──────── RECORD EXTRACTS ────────
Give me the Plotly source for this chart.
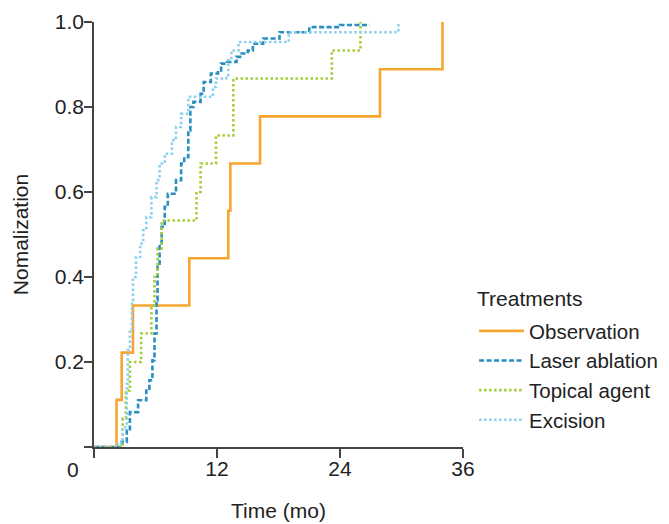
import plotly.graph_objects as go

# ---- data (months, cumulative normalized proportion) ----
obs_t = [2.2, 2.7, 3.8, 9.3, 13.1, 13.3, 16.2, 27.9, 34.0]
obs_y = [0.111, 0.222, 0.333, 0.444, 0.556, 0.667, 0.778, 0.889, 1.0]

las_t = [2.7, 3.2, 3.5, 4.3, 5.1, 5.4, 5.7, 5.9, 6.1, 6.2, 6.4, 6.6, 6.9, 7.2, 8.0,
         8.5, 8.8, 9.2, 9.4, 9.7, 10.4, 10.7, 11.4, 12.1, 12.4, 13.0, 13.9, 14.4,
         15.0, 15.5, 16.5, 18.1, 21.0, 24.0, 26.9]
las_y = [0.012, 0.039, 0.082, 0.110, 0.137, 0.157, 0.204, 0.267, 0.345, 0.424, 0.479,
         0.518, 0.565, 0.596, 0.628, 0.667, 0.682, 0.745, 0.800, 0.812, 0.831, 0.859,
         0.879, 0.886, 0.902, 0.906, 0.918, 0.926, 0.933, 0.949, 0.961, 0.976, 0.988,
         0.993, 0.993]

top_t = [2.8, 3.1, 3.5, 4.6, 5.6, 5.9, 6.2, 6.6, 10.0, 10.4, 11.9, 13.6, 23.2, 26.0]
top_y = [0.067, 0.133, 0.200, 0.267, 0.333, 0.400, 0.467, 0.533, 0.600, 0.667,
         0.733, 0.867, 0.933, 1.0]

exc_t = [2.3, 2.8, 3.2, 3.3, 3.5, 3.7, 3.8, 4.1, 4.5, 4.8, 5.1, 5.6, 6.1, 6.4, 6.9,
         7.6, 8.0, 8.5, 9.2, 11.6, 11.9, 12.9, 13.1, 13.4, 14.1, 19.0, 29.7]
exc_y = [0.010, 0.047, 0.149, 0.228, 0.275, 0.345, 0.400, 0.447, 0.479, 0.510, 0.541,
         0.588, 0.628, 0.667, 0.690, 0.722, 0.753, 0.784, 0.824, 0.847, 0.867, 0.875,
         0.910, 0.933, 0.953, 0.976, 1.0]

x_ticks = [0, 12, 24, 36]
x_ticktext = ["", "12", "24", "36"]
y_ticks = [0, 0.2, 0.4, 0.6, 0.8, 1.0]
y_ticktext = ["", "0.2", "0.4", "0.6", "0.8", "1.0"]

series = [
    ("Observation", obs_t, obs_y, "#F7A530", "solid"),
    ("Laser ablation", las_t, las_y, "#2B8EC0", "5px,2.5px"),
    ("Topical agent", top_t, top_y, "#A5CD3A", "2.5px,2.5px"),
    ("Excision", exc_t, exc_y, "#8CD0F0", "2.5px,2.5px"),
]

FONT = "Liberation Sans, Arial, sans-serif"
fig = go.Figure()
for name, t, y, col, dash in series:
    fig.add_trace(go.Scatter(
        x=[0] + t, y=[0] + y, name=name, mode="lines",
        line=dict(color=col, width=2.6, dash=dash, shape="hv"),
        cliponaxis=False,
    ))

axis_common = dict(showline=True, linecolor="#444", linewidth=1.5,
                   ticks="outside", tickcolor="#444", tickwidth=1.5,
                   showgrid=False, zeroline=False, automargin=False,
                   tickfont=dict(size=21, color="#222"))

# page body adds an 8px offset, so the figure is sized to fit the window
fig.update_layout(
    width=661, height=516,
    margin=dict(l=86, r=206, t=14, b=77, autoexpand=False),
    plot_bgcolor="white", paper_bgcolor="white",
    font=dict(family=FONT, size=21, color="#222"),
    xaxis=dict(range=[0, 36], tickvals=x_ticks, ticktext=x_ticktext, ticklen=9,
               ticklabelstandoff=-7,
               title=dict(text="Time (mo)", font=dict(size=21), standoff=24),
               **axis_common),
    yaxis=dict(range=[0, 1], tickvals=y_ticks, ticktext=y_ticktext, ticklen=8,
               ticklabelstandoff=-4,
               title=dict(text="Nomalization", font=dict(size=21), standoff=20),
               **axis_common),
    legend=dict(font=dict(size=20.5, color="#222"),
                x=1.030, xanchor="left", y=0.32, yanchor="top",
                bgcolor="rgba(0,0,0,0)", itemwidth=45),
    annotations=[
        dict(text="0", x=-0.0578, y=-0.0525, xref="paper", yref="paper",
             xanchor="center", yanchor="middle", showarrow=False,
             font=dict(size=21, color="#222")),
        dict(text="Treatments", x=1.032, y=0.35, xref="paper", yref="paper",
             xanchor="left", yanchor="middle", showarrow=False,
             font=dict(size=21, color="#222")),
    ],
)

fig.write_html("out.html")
────────
──────── RECORD EXTRACTS ────────
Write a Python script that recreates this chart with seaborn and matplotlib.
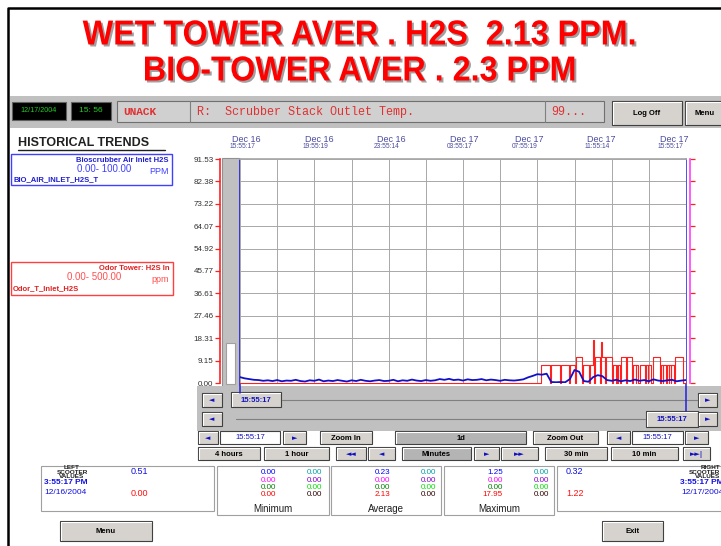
────────
──────── RECORD EXTRACTS ────────
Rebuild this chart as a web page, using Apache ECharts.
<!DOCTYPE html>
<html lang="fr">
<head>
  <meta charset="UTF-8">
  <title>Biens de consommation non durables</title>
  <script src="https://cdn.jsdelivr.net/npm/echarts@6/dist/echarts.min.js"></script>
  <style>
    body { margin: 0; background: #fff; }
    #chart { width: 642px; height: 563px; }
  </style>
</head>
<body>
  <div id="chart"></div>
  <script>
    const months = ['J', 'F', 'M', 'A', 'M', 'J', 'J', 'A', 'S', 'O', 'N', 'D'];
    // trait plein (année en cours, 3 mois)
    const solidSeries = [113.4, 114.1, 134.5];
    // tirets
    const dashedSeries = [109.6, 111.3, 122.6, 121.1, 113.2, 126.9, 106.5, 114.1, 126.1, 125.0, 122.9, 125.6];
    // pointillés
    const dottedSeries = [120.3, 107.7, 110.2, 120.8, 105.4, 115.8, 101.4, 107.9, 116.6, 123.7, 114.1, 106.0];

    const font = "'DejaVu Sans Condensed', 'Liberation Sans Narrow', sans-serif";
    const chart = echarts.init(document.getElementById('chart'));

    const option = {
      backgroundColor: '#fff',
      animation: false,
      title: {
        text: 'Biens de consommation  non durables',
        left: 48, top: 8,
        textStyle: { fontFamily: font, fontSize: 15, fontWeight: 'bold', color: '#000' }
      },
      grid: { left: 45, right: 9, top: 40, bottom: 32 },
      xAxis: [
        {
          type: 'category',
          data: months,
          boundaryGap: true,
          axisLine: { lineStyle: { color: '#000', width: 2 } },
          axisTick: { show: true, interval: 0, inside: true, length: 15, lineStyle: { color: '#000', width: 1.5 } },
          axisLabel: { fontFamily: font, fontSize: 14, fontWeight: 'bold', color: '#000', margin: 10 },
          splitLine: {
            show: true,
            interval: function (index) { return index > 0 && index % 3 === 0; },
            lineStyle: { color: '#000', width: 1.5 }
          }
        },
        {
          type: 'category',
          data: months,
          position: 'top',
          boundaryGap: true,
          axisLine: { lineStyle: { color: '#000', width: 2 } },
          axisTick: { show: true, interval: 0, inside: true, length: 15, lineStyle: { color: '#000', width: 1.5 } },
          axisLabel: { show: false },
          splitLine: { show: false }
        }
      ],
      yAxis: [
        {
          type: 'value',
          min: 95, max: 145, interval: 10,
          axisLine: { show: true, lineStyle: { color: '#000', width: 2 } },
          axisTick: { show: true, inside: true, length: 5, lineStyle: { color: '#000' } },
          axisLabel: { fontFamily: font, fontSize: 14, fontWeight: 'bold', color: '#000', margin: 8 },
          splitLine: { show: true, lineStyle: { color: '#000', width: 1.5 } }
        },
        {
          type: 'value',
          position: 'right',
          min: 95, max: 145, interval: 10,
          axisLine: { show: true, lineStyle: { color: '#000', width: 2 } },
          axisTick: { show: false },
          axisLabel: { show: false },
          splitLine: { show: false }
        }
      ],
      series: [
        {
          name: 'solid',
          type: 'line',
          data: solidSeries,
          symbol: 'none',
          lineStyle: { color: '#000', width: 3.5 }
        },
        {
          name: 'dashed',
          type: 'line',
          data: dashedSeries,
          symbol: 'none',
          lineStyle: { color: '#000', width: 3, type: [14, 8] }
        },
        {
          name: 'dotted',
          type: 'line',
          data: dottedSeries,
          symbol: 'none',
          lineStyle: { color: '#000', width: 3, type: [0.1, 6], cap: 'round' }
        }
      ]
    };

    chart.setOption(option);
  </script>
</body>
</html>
────────
**WORK TO COMPLETE:** Nothing but the lines from the one with "Give me the Plotly source for this chart." through the one with "0.910, 0.933, 0.953, 0.976, 1.0]" is to be copied, exactly and ends included. Leave pictures out.

**OUTPUT FOR THIS TASK:**
Give me the Plotly source for this chart.
import plotly.graph_objects as go

# ---- data (months, cumulative normalized proportion) ----
obs_t = [2.2, 2.7, 3.8, 9.3, 13.1, 13.3, 16.2, 27.9, 34.0]
obs_y = [0.111, 0.222, 0.333, 0.444, 0.556, 0.667, 0.778, 0.889, 1.0]

las_t = [2.7, 3.2, 3.5, 4.3, 5.1, 5.4, 5.7, 5.9, 6.1, 6.2, 6.4, 6.6, 6.9, 7.2, 8.0,
         8.5, 8.8, 9.2, 9.4, 9.7, 10.4, 10.7, 11.4, 12.1, 12.4, 13.0, 13.9, 14.4,
         15.0, 15.5, 16.5, 18.1, 21.0, 24.0, 26.9]
las_y = [0.012, 0.039, 0.082, 0.110, 0.137, 0.157, 0.204, 0.267, 0.345, 0.424, 0.479,
         0.518, 0.565, 0.596, 0.628, 0.667, 0.682, 0.745, 0.800, 0.812, 0.831, 0.859,
         0.879, 0.886, 0.902, 0.906, 0.918, 0.926, 0.933, 0.949, 0.961, 0.976, 0.988,
         0.993, 0.993]

top_t = [2.8, 3.1, 3.5, 4.6, 5.6, 5.9, 6.2, 6.6, 10.0, 10.4, 11.9, 13.6, 23.2, 26.0]
top_y = [0.067, 0.133, 0.200, 0.267, 0.333, 0.400, 0.467, 0.533, 0.600, 0.667,
         0.733, 0.867, 0.933, 1.0]

exc_t = [2.3, 2.8, 3.2, 3.3, 3.5, 3.7, 3.8, 4.1, 4.5, 4.8, 5.1, 5.6, 6.1, 6.4, 6.9,
         7.6, 8.0, 8.5, 9.2, 11.6, 11.9, 12.9, 13.1, 13.4, 14.1, 19.0, 29.7]
exc_y = [0.010, 0.047, 0.149, 0.228, 0.275, 0.345, 0.400, 0.447, 0.479, 0.510, 0.541,
         0.588, 0.628, 0.667, 0.690, 0.722, 0.753, 0.784, 0.824, 0.847, 0.867, 0.875,
         0.910, 0.933, 0.953, 0.976, 1.0]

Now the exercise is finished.